House Budget Committee Chairman Paul Ryan, however, sees a different kind of job lock. The CBO predicted that the “largest declines in labor supply will probably occur among lower-wage workers.” To Ryan, that means the government is dangling incentives for young people not to work or to work fewer hours so that they can continue to receive subsidies; he fears young people will lock themselves from job opportunities that let them “join the middle class.”
At a hearing Wednesday, Ryan stipulated that the problem with Obamacare is “not that employers are laying people off” but that when the workforce isn’t supplying labor to the equivalent of 2.5 million jobs, that “lowers economic growth.”
CBO Director Doug Elmendorf replied, “Yes, that’s right, Mr. Chairman.” He actually admitted that Obamacare hurts economic growth.
Here’s a bit of news you won’t find among the White House’s top talking points: According to the CBO, the penalty for employers who don’t provide health care to their workers “will be borne primarily by workers in the form of reduced wages.” Workers stand to make less money — and that, too, presents an incentive to work less.
San Carlos, Calif., insurance agent Tony Uccelli tells me that mere months into Obamacare, he already sees clients discussing how to manage their income. In his ZIP code, a head of household who makes $90,000 can qualify for a subsidy as high as $6,800; if he makes $100,000, he gets no subsidy and pays more than $3,500 in state and federal taxes on the last $10,000 earned. There is “no incentive for this person to keep working” through December, Uccelli says.
The New York Times editorialized, “The new law will free people, young and old, to pursue careers or retirement without having to worry about health coverage.” There’s no denying the social benefit in enabling people to start their own businesses without fear of losing health care, but does this country really want or need more early retirees?
White House spokesman Jay Carney has been happy to point out that the CBO report found “no compelling evidence that part-time employment has increased as a result of the ACA.” Ignore what the CBO dismisses as “anecdotal reports.”

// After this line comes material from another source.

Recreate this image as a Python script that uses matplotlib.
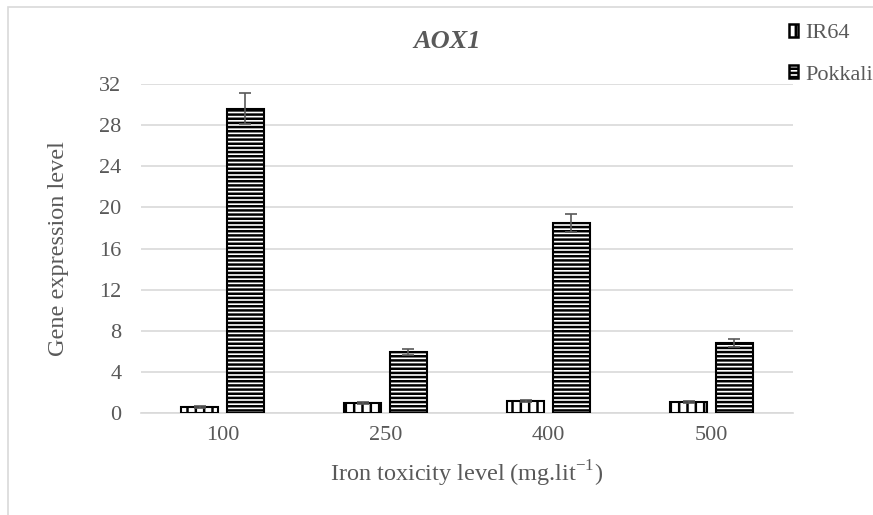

You have to love the budget bureaucrats’ logic. Analysts predict that working stiffs will decide to cut back their hours or decline employment because of Obamacare’s financial incentives, hence the 2.5 million drop in the workforce. Yet somehow large corporate interests will not shift jobs from full-time to part-time positions in order to avoid the requirement that they provide full-time staffers with approved health care plans or pay a $2,000 penalty. I guess that like me, they don’t care a whole lot about making loads of money.